DATA:
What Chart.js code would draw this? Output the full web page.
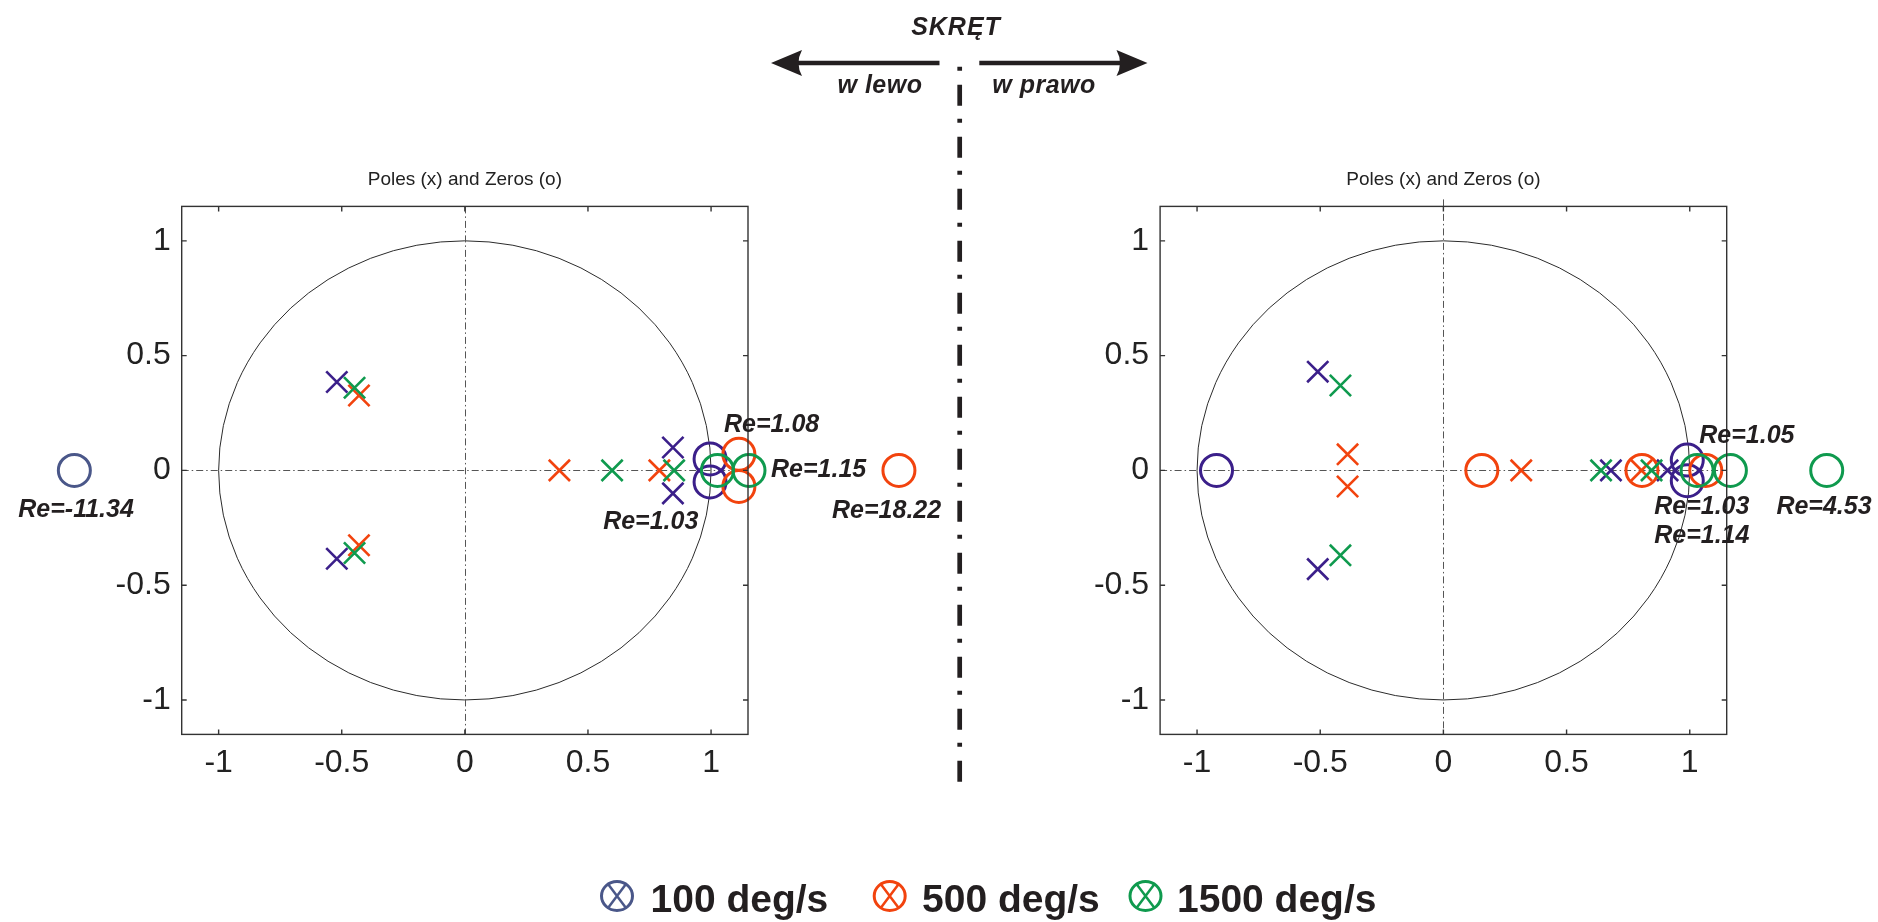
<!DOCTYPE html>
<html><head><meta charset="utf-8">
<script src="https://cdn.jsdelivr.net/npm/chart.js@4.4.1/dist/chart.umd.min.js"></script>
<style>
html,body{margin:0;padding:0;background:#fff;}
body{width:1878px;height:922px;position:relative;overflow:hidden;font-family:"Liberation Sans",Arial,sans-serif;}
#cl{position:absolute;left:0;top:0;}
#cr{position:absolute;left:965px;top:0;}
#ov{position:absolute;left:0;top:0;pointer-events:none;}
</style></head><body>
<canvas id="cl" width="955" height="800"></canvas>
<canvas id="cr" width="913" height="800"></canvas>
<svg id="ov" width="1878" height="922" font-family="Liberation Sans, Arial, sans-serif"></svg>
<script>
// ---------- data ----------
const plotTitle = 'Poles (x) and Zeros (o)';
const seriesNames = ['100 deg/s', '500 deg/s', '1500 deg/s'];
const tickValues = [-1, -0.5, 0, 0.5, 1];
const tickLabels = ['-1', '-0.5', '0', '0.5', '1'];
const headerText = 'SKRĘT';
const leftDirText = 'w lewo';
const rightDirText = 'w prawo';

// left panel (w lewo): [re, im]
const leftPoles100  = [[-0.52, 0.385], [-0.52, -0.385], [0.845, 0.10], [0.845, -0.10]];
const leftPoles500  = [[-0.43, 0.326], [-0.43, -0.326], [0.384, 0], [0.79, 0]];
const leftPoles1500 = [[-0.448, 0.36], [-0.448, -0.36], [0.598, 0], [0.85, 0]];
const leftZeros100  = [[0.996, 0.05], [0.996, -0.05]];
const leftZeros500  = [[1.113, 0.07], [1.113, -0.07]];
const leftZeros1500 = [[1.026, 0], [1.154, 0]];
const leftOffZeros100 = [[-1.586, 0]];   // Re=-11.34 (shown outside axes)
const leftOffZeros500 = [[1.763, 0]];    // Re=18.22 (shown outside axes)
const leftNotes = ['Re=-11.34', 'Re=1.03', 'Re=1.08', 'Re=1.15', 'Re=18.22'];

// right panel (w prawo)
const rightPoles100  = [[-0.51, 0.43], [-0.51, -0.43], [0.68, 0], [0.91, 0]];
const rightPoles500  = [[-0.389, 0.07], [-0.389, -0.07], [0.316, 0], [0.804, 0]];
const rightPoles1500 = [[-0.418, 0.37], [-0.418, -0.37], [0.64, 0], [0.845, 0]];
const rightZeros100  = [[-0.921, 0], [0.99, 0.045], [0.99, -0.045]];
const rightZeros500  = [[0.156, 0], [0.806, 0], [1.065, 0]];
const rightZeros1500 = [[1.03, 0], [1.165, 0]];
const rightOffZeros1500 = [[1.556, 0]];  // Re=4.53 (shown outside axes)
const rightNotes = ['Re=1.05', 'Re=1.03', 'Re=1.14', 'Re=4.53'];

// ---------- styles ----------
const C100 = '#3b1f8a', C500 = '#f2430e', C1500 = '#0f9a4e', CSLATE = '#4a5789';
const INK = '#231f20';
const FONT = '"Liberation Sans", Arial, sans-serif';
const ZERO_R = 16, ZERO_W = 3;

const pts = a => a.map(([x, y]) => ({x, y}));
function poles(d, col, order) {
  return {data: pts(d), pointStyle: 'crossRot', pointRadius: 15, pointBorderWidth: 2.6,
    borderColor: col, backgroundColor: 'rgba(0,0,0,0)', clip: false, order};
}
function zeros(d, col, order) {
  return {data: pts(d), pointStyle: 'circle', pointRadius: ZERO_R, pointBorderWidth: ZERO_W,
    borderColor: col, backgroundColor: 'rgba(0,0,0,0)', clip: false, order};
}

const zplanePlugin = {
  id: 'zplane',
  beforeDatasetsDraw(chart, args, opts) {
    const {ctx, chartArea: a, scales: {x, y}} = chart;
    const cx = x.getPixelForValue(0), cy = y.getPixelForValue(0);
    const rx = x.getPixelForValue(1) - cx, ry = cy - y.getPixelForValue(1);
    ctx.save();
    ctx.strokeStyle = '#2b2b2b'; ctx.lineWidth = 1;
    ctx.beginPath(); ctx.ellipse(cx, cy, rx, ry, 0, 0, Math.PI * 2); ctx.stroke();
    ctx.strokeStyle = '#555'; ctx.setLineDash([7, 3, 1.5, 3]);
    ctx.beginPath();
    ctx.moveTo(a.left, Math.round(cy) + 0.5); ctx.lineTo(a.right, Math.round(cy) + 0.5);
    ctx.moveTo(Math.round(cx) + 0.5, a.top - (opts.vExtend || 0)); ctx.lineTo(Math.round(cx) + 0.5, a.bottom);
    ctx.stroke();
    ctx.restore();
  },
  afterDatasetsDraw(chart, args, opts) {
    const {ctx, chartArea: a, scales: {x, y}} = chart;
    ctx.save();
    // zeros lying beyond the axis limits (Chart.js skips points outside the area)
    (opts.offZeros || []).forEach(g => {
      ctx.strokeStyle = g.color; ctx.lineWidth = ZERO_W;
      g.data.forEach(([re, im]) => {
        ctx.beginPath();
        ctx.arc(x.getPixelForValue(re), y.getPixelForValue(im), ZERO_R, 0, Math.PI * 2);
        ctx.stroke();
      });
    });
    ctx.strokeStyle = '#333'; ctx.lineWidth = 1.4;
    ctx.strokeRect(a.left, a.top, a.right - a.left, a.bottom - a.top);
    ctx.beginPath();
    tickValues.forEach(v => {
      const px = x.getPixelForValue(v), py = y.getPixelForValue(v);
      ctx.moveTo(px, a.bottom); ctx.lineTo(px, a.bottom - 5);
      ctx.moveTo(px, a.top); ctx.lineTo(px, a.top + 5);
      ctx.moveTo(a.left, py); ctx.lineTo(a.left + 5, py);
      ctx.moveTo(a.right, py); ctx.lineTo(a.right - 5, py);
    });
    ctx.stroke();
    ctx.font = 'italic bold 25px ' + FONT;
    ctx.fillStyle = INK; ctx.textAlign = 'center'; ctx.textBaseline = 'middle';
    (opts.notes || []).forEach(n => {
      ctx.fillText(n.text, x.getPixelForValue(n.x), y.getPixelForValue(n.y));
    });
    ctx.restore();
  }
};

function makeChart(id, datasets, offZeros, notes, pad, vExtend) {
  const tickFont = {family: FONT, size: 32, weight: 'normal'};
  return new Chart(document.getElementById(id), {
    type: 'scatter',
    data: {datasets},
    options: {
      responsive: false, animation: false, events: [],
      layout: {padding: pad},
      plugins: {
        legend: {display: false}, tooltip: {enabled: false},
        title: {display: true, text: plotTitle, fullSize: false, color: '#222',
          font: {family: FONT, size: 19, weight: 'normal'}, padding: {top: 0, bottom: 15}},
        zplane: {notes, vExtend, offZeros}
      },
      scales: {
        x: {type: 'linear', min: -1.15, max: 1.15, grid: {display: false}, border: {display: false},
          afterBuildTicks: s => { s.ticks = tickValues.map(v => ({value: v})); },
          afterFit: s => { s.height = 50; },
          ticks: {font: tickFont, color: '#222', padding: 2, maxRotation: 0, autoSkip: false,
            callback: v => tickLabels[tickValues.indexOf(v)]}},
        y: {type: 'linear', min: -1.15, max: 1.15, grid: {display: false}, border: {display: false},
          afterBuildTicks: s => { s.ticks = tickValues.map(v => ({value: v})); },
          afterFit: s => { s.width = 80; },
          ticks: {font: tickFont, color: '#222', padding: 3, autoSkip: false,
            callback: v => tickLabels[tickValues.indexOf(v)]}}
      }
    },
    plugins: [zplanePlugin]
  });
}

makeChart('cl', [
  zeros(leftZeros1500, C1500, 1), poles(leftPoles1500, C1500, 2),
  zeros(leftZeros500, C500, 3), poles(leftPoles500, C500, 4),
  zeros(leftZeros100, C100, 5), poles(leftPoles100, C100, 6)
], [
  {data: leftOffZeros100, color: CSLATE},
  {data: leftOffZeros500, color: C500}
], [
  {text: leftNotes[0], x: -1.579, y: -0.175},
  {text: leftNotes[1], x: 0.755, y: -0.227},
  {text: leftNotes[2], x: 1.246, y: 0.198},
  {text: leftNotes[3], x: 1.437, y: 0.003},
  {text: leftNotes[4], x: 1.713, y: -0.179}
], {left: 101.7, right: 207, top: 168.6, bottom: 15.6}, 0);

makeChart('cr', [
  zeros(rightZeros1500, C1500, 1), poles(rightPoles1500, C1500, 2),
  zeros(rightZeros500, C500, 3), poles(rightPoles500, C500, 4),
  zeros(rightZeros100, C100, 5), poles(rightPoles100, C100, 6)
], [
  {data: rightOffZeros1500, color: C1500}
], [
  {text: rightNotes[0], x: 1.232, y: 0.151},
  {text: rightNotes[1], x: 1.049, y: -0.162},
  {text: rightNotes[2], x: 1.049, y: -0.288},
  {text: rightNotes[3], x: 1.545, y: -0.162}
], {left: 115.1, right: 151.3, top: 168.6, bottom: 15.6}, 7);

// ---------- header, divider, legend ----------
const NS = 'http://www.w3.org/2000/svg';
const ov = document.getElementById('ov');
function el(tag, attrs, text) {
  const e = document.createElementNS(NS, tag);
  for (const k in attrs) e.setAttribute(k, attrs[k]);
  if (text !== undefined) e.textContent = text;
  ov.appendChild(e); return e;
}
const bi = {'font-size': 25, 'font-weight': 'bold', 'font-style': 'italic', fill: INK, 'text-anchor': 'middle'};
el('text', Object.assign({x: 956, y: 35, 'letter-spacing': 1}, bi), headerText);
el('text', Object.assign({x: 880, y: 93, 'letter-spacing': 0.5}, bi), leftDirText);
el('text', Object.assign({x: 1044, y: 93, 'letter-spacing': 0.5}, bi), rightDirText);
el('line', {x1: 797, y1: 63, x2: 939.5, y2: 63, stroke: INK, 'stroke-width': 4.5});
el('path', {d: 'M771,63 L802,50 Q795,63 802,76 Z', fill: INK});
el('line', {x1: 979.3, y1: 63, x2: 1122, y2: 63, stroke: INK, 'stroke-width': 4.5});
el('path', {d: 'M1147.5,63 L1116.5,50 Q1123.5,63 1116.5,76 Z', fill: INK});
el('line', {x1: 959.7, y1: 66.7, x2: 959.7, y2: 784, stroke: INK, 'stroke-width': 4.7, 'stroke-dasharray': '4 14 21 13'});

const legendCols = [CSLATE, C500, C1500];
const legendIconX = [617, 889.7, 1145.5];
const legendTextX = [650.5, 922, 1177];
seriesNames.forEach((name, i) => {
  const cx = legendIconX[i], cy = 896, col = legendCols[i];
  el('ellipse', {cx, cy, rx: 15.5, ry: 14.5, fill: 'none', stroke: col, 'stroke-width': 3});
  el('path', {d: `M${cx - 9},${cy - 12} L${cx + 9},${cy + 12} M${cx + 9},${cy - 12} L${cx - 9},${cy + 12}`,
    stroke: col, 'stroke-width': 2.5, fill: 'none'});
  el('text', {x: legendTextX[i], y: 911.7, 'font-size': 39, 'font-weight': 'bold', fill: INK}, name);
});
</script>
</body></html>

WHAT TO PRODUCE:
Omitting all pictures, restate exactly the lines of the material from its start through the line that contains "const rightDirText = 'w prawo';".

WRITTEN SOLUTION:
What Chart.js code would draw this? Output the full web page.
<!DOCTYPE html>
<html><head><meta charset="utf-8">
<script src="https://cdn.jsdelivr.net/npm/chart.js@4.4.1/dist/chart.umd.min.js"></script>
<style>
html,body{margin:0;padding:0;background:#fff;}
body{width:1878px;height:922px;position:relative;overflow:hidden;font-family:"Liberation Sans",Arial,sans-serif;}
#cl{position:absolute;left:0;top:0;}
#cr{position:absolute;left:965px;top:0;}
#ov{position:absolute;left:0;top:0;pointer-events:none;}
</style></head><body>
<canvas id="cl" width="955" height="800"></canvas>
<canvas id="cr" width="913" height="800"></canvas>
<svg id="ov" width="1878" height="922" font-family="Liberation Sans, Arial, sans-serif"></svg>
<script>
// ---------- data ----------
const plotTitle = 'Poles (x) and Zeros (o)';
const seriesNames = ['100 deg/s', '500 deg/s', '1500 deg/s'];
const tickValues = [-1, -0.5, 0, 0.5, 1];
const tickLabels = ['-1', '-0.5', '0', '0.5', '1'];
const headerText = 'SKRĘT';
const leftDirText = 'w lewo';
const rightDirText = 'w prawo';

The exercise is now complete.